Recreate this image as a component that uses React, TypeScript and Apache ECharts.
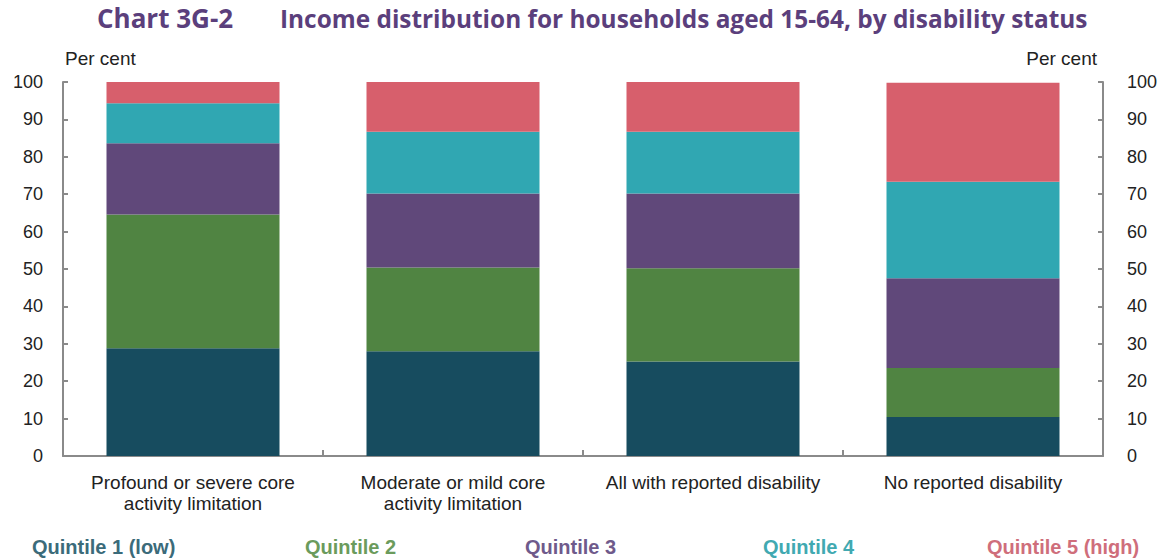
import React, { useEffect, useRef } from "react";
import * as echarts from "echarts";

const categories = [
  "Profound or severe core\nactivity limitation",
  "Moderate or mild core\nactivity limitation",
  "All with reported disability",
  "No reported disability",
];
const seriesNames = ["Quintile 1 (low)", "Quintile 2", "Quintile 3", "Quintile 4", "Quintile 5 (high)"];
const q1 = [28.8, 28.0, 25.3, 10.4];
const q2 = [35.8, 22.4, 24.9, 13.1];
const q3 = [19.0, 19.8, 20.0, 24.0];
const q4 = [10.7, 16.5, 16.5, 25.8];
const q5 = [5.7, 13.3, 13.3, 26.5];
const seriesValues = [q1, q2, q3, q4, q5];
const barColors = ["#174c5f", "#508442", "#60487a", "#30a7b2", "#d75f6c"];
const legendColors = ["#3b6b7a", "#6b9b5c", "#6f5a8b", "#41a9b1", "#cf6e7b"];
const legendX = [32, 305, 525, 763, 987];
const yTicks = { min: 0, max: 100, interval: 10 };

export default function App() {
  const ref = useRef<HTMLDivElement>(null);
  useEffect(() => {
    if (!ref.current) return;
    const chart = echarts.init(ref.current, undefined, { renderer: "svg" });
    const axisLine = { show: true, lineStyle: { color: "#8a8a8a", width: 2 } };
    const font = "'Liberation Sans', Arial, sans-serif";
    chart.setOption({
      animation: false,
      backgroundColor: "#ffffff",
      grid: { left: 63, right: 58, top: 82, bottom: 104, containLabel: false },
      xAxis: {
        type: "category",
        data: categories,
        axisLine,
        axisTick: { show: true, inside: true, length: 6, lineStyle: { color: "#8a8a8a", width: 2 } },
        axisLabel: { interval: 0, color: "#222", fontSize: 19, fontFamily: font, margin: 16, lineHeight: 21 },
      },
      yAxis: [
        {
          type: "value",
          ...yTicks,
          position: "left",
          axisLine,
          axisTick: { show: true, inside: true, length: 5, lineStyle: { color: "#8a8a8a", width: 2 } },
          axisLabel: { color: "#222", fontSize: 18, fontFamily: font, margin: 20 },
          splitLine: { show: false },
        },
        {
          type: "value",
          ...yTicks,
          position: "right",
          axisLine,
          axisTick: { show: true, inside: true, length: 5, lineStyle: { color: "#8a8a8a", width: 2 } },
          axisLabel: { color: "#222", fontSize: 18, fontFamily: font, margin: 24 },
          splitLine: { show: false },
        },
      ],
      series: seriesNames.map((name, i) => ({
        name,
        type: "bar",
        stack: "total",
        yAxisIndex: 0,
        barWidth: 173,
        data: seriesValues[i],
        itemStyle: { color: barColors[i] },
      })),
      graphic: [
        {
          type: "text",
          left: 97,
          top: 5,
          style: { text: "Chart 3G-2", fill: "#5b3f7c", font: "bold 26px 'Open Sans', sans-serif" },
        },
        {
          type: "text",
          left: 280,
          top: 6,
          style: {
            text: "Income distribution for households aged 15-64, by disability status",
            fill: "#5b3f7c",
            font: "bold 24.4px 'Open Sans', sans-serif",
          },
        },
        {
          type: "text",
          left: 65,
          top: 49,
          style: { text: "Per cent", fill: "#222", font: `19px ${font}` },
        },
        {
          type: "text",
          right: 64,
          top: 49,
          style: { text: "Per cent", fill: "#222", font: `19px ${font}` },
        },
        ...seriesNames.map((name, i) => ({
          type: "text",
          left: legendX[i],
          top: 537,
          style: { text: name, fill: legendColors[i], font: `bold 20px ${font}` },
        })),
      ],
    });
    return () => chart.dispose();
  }, []);
  return <div ref={ref} style={{ width: 1161, height: 560, position: "absolute", left: 0, top: 0 }} />;
}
#####
Leave out the pictures, then repeat the listing above exactly from its first line to the line with "import * as", inclusive.

Recreate this image as a component that uses React, TypeScript and Apache ECharts.
import React, { useEffect, useRef } from "react";
import * as echarts from "echarts";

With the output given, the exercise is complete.